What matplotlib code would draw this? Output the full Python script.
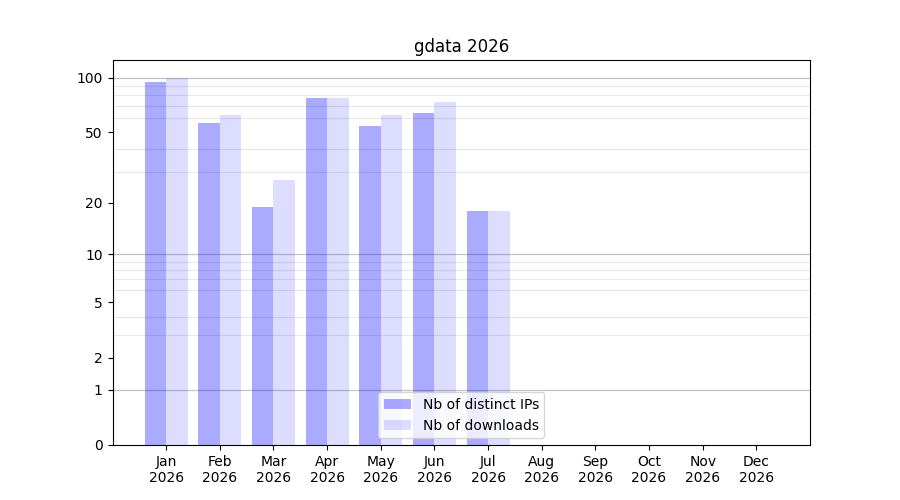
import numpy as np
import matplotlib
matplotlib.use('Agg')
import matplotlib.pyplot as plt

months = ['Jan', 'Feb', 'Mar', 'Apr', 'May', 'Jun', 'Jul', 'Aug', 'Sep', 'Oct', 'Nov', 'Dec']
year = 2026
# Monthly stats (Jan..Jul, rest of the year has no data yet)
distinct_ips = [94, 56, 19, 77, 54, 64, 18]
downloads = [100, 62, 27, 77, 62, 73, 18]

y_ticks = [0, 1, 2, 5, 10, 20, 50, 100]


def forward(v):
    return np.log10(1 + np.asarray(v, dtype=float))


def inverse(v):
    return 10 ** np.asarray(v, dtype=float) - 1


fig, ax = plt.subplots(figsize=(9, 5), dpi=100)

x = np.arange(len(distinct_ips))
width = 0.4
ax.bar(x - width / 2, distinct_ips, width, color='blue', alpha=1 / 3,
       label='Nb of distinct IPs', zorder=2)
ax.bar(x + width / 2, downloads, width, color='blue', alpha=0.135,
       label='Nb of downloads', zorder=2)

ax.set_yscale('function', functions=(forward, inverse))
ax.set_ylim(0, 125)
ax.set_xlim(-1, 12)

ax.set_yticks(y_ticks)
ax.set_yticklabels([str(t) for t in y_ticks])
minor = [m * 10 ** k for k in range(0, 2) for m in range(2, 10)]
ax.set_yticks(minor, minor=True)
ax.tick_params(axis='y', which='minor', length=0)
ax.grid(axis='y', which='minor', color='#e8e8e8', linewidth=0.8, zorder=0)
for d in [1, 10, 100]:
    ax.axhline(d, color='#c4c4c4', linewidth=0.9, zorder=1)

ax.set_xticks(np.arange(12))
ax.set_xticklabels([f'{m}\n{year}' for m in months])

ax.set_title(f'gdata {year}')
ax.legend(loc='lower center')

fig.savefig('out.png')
☆ ☆ ☆ ☆ ☆ ☆ ☆
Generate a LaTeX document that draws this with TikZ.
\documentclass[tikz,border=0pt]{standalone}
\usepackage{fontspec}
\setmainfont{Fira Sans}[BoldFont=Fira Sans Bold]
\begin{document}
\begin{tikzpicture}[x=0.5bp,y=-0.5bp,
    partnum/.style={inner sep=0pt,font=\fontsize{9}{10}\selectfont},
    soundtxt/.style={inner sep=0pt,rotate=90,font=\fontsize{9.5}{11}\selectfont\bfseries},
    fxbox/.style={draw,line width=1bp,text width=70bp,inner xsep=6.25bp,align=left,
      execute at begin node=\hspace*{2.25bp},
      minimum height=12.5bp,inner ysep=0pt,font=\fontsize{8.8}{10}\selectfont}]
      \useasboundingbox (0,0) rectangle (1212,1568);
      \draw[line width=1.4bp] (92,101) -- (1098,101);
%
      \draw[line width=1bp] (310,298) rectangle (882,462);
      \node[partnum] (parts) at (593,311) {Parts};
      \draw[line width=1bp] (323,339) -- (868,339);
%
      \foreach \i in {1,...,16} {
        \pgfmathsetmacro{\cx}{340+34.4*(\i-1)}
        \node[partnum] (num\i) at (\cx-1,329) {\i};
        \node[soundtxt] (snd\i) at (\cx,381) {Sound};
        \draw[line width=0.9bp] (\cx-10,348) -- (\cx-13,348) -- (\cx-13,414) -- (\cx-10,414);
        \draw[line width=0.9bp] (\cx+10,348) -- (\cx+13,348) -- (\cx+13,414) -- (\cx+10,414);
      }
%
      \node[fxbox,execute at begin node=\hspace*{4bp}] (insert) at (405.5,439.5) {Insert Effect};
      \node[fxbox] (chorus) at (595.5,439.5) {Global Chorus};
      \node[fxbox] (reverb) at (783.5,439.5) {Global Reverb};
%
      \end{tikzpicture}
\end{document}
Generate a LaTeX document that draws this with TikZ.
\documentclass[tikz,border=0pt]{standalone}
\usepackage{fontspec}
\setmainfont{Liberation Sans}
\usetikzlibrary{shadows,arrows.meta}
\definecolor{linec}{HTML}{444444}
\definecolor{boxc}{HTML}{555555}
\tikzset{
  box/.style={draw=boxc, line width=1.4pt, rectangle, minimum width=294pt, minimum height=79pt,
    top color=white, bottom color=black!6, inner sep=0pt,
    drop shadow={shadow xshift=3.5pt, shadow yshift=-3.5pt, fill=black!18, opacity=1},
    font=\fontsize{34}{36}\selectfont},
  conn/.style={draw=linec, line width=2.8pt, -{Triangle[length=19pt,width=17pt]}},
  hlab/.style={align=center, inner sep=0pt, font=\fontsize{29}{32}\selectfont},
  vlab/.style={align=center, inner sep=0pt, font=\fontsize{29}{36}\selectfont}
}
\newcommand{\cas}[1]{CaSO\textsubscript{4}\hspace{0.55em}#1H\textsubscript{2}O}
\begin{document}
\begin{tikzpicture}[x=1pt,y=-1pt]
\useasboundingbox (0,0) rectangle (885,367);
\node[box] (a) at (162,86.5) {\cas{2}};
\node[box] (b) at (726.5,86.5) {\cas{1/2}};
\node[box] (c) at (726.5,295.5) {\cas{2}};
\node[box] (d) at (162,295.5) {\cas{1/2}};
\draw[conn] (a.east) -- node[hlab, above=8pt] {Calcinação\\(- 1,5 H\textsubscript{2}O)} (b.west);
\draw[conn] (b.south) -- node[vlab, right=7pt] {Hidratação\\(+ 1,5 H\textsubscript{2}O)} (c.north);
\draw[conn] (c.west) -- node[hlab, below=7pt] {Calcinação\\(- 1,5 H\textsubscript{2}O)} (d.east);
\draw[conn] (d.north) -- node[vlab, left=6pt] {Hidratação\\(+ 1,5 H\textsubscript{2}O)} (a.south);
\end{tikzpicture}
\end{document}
☆ ☆ ☆ ☆ ☆ ☆ ☆
**WHAT THIS TASK INVOLVES**
Keep the pictures out, and extract only the lines that begin at the one containing "What matplotlib code" and end at the one containing "downloads = [100, 62, 27, 77, 62, 73, 18]", inclusive.

**WRITTEN ANSWER**
What matplotlib code would draw this? Output the full Python script.
import numpy as np
import matplotlib
matplotlib.use('Agg')
import matplotlib.pyplot as plt

months = ['Jan', 'Feb', 'Mar', 'Apr', 'May', 'Jun', 'Jul', 'Aug', 'Sep', 'Oct', 'Nov', 'Dec']
year = 2026
# Monthly stats (Jan..Jul, rest of the year has no data yet)
distinct_ips = [94, 56, 19, 77, 54, 64, 18]
downloads = [100, 62, 27, 77, 62, 73, 18]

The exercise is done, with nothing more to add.